The integral in Gauss' Law does not depend on the shape of the surface being used. So let's replace the sphere in the example in § {Gauss's Law} with a cube. Suppose the charge is at the origin, and the length of each side of the cube is $2$. Start by computing the flux through one face. Using the relationship \begin{equation} \rhat=\frac{x\,\xhat+y\,\yhat+z\,\zhat}{r} \end{equation} we have \begin{eqnarray*} \hbox{flux} = \Int_{-1}^1\Int_{-1}^1 {1\over4\pi\epsilon_0} {q\,\rhat\over r^2} \cdot \kk\,dx\,dy = {q\over4\pi\epsilon_0} \Int_{-1}^1\Int_{-1}^1 \frac{dx\,dy}{\left(x^2+y^2+1\right)^{3/2}} \end{eqnarray*}

One of the two integrals in this double integral can be computed using integral tables, but not the second one.

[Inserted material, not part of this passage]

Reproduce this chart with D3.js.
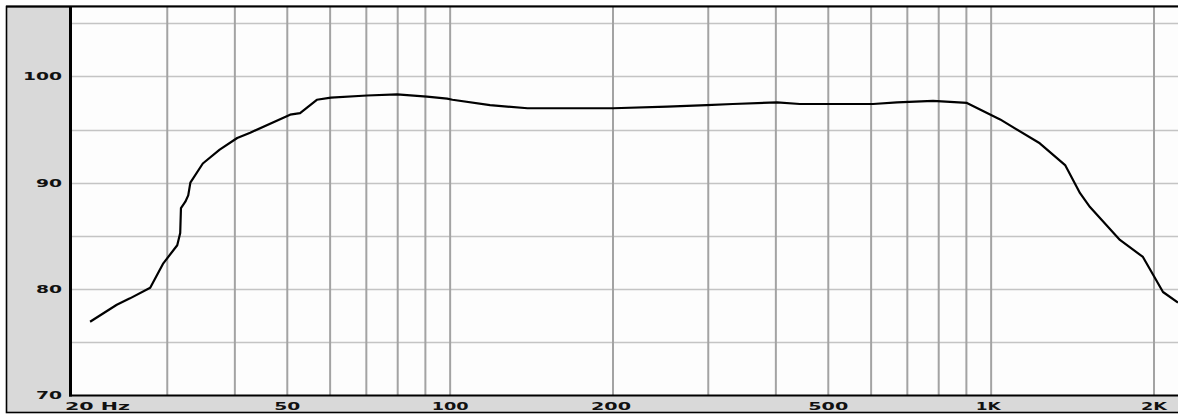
<!DOCTYPE html>
<html>
<head>
<meta charset="utf-8">
<script src="https://d3js.org/d3.v7.min.js"></script>
<style>
html,body{margin:0;padding:0;background:#fff;}
svg{display:block;}
</style>
</head>
<body>
<svg id="chart" width="1178" height="418"></svg>
<script>
// Frequency response data (Hz, dB)
const freqs = [21.6, 24.2, 25.6, 27.9, 29.5, 31.3, 31.7, 31.8, 32.4, 32.8, 33.1, 34.9, 37.5, 40.4, 42.7, 50.6, 52.8, 56.7, 60.2, 70.2, 79.8, 90.6, 98.7, 101, 118.5, 139, 200, 252, 298, 333, 402, 443, 605, 670, 781, 902, 1039, 1230, 1370, 1460, 1523, 1730, 1908, 2078, 2215];
const levels = [76.9, 78.5, 79.1, 80.1, 82.4, 84.1, 85.25, 87.6, 88.2, 88.8, 90.0, 91.8, 93.1, 94.2, 94.7, 96.4, 96.55, 97.8, 98.0, 98.2, 98.3, 98.1, 97.9, 97.8, 97.3, 97.0, 97.0, 97.15, 97.3, 97.4, 97.55, 97.4, 97.4, 97.55, 97.7, 97.5, 95.95, 93.7, 91.65, 89.0, 87.7, 84.6, 83.0, 79.7, 78.7];

const xGrid = [30, 40, 50, 60, 70, 80, 90, 100, 200, 300, 400, 500, 600, 700, 800, 900, 1000, 2000];
const yGrid = [75, 80, 85, 90, 95, 100, 105];
const xTickVals = [20, 50, 100, 200, 500, 1000, 2000];
const xTickText = ["20  Hz", "50", "100", "200", "500", "1K", "2K"];
const yTickVals = [70, 80, 90, 100];
const yTickText = ["70", "80", "90", "100"];

const svg = d3.select("#chart");
const L = 72, R = 1178, T = 7, B = 395;

const x = d3.scaleLog().domain([20, 20 * Math.pow(10, (R - L) / 541)]).range([L, R]);
const y = d3.scaleLinear().domain([70, 70 + (B - T) / 10.62]).range([B, T]);

// outer frame panel
svg.append("rect").attr("x", 6.5).attr("y", 6.5).attr("width", 1180).attr("height", 406)
  .attr("fill", "#d9d9d9").attr("stroke", "#000").attr("stroke-width", 1.6);

// plot area
svg.append("rect").attr("x", L).attr("y", T).attr("width", R - L).attr("height", B - T)
  .attr("fill", "#fdfdfd");

// horizontal grid
svg.append("g").selectAll("line").data(yGrid).join("line")
  .attr("x1", L).attr("x2", R)
  .attr("y1", d => Math.round(y(d)) + 0.5).attr("y2", d => Math.round(y(d)) + 0.5)
  .attr("stroke", "#c4c4c4").attr("stroke-width", 1.3);

// vertical grid
svg.append("g").selectAll("line").data(xGrid).join("line")
  .attr("x1", d => x(d)).attr("x2", d => x(d))
  .attr("y1", T).attr("y2", B)
  .attr("stroke", "#a3a3a3").attr("stroke-width", 2);

// top border line
svg.append("line").attr("x1", 6).attr("x2", R).attr("y1", 6.5).attr("y2", 6.5)
  .attr("stroke", "#000").attr("stroke-width", 1.8);

// axes lines
svg.append("line").attr("x1", 70.5).attr("x2", 70.5).attr("y1", 6).attr("y2", 396.5)
  .attr("stroke", "#000").attr("stroke-width", 3);
svg.append("line").attr("x1", 69).attr("x2", R).attr("y1", 395.5).attr("y2", 395.5)
  .attr("stroke", "#000").attr("stroke-width", 2);

// curve
const line = d3.line().x(d => x(d[0])).y(d => y(d[1])).curve(d3.curveLinear);
svg.append("path").datum(freqs.map((f, i) => [f, levels[i]]))
  .attr("d", line).attr("fill", "none").attr("stroke", "#000")
  .attr("stroke-width", 2.2).attr("stroke-linejoin", "round");

// y tick labels
const yLen = {"70": 26, "80": 26, "90": 26, "100": 39};
svg.append("g").selectAll("text").data(yTickVals).join("text")
  .attr("x", 62).attr("y", d => y(d)).attr("dy", "0.36em")
  .attr("text-anchor", "end")
  .attr("textLength", (d, i) => yLen[yTickText[i]])
  .attr("lengthAdjust", "spacingAndGlyphs")
  .attr("font-family", "DejaVu Sans, Verdana, sans-serif")
  .attr("font-weight", "bold").attr("font-size", 11).attr("fill", "#111")
  .text((d, i) => yTickText[i]);

// x tick labels
const xLen = [65, 26, 37, 40, 40, 25, 26];
svg.append("g").selectAll("text").data(xTickVals).join("text")
  .attr("x", (d, i) => i === 0 ? 65 : x(d) - (d === 1000 ? 3 : 0) - (d === 200 ? 2 : 0))
  .attr("y", 410)
  .attr("text-anchor", (d, i) => i === 0 ? "start" : "middle")
  .attr("textLength", (d, i) => xLen[i])
  .attr("lengthAdjust", "spacingAndGlyphs")
  .attr("font-family", "DejaVu Sans, Verdana, sans-serif")
  .attr("font-weight", "bold").attr("font-size", 11).attr("fill", "#111")
  .text((d, i) => xTickText[i]);
</script>
</body>
</html>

As an alternative, you can use the Maple worksheet
$\qquad\qquad\qquad\qquad$ Flux Maple Worksheet
or the Mathematica notebook
$\qquad\qquad\qquad\qquad$ Flux Mathematica Notebook
to compute the answer. Does the result agree with the computation for the sphere in § {Gauss's Law}? Now suppose the charge is not at the origin. Maple or Mathematica can still approximate the integrals numerically to any precision that you want; try some examples. Finally, suppose the charge is on a face or an edge of the cube. What answer do you expect? Check and see.